Google returns rich document understanding data, but many teams still need another mapping layer before the payload is truly product-ready. That is reasonable in a platform-heavy environment, but it slows teams that only wanted direct answers.

Buying criteria

The deciding factor is usually organizational shape, not one benchmark score.

Bottom line

Choose based on how much platform work your team can realistically absorb, not on headline capability lists alone.

LeapOCR

Best when one team owns the whole workflow

LeapOCR is built for teams that want to evaluate quickly, normalize document output, and move on to workflow logic. That profile shows up often in SaaS products, internal ops tooling, and lean automation teams.

Google Document AI

Best when cloud standardization is the larger project

Document AI fits well when procurement, security, IAM, storage, and adjacent analytics already point toward GCP. In that case processor sprawl can be an acceptable cost of staying on-platform.

Pick LeapOCR if...

  • Teams that want one OCR API for product features, internal ops, and exception review.
  • Organizations that need structured JSON without building a processor strategy first.
  • Mixed-document workflows where variety is more important than processor specialization.
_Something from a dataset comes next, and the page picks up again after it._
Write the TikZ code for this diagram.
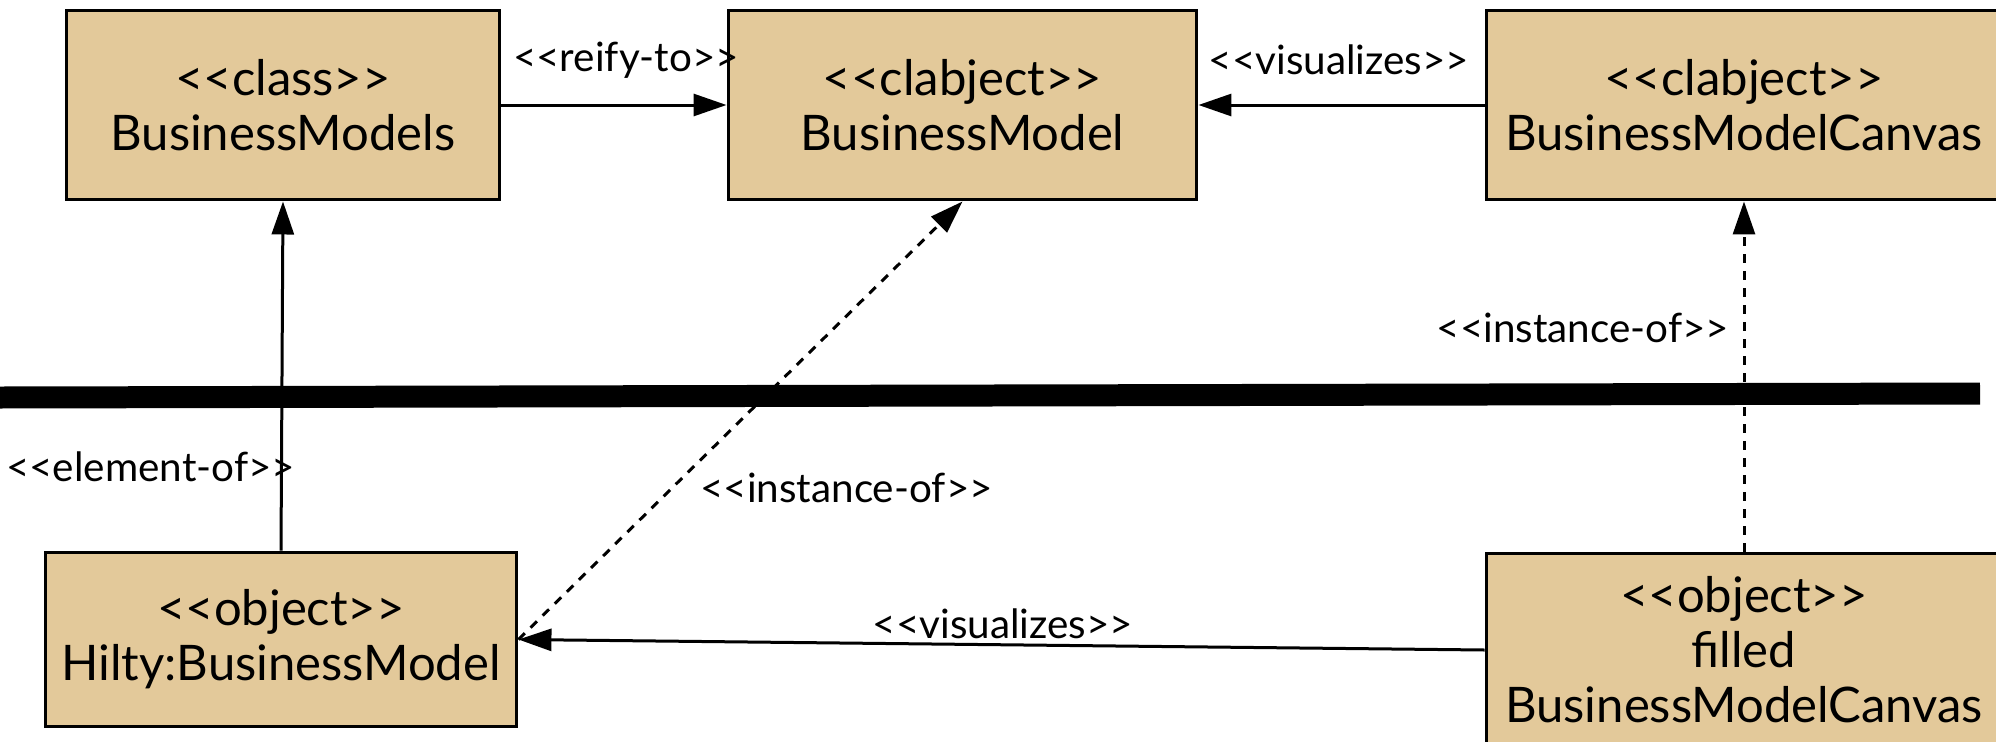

Pick Google Document AI if...

  • Companies already invested in Google Cloud identity, storage, and analytics.
  • Teams comfortable with processor-specific configuration and lifecycle management.
  • Programs where document specialization and GCP alignment matter more than a compact DX.

Migration view

How teams usually replace Google Document AI

The migration path is usually about collapsing processor choices into one product contract. Most teams keep the same ingest and review destinations, then simplify the middle of the pipeline.

1

Choose one document class where processor selection or configuration has been slowing delivery.

2

Replicate the target output as either schema JSON or markdown for reviewers.

3

Compare downstream code size, exception handling, and QA effort rather than OCR text alone.

4

Expand gradually to adjacent document types once the flatter contract is proving easier to maintain.

FAQ

Practical questions evaluators ask

Is this comparison really Google Document AI and not basic Cloud Vision?

Yes. The practical competitor for structured document extraction is Google Document AI, where processors and specialized parsers are the main decision surface.

When does Google win outright?

Google wins when deep GCP integration, processor specialization, and cloud standardization outweigh the need for a smaller, more direct product experience.

What usually frustrates teams first?

The frustration usually starts when every new document class feels like another product configuration exercise instead of an output-definition exercise.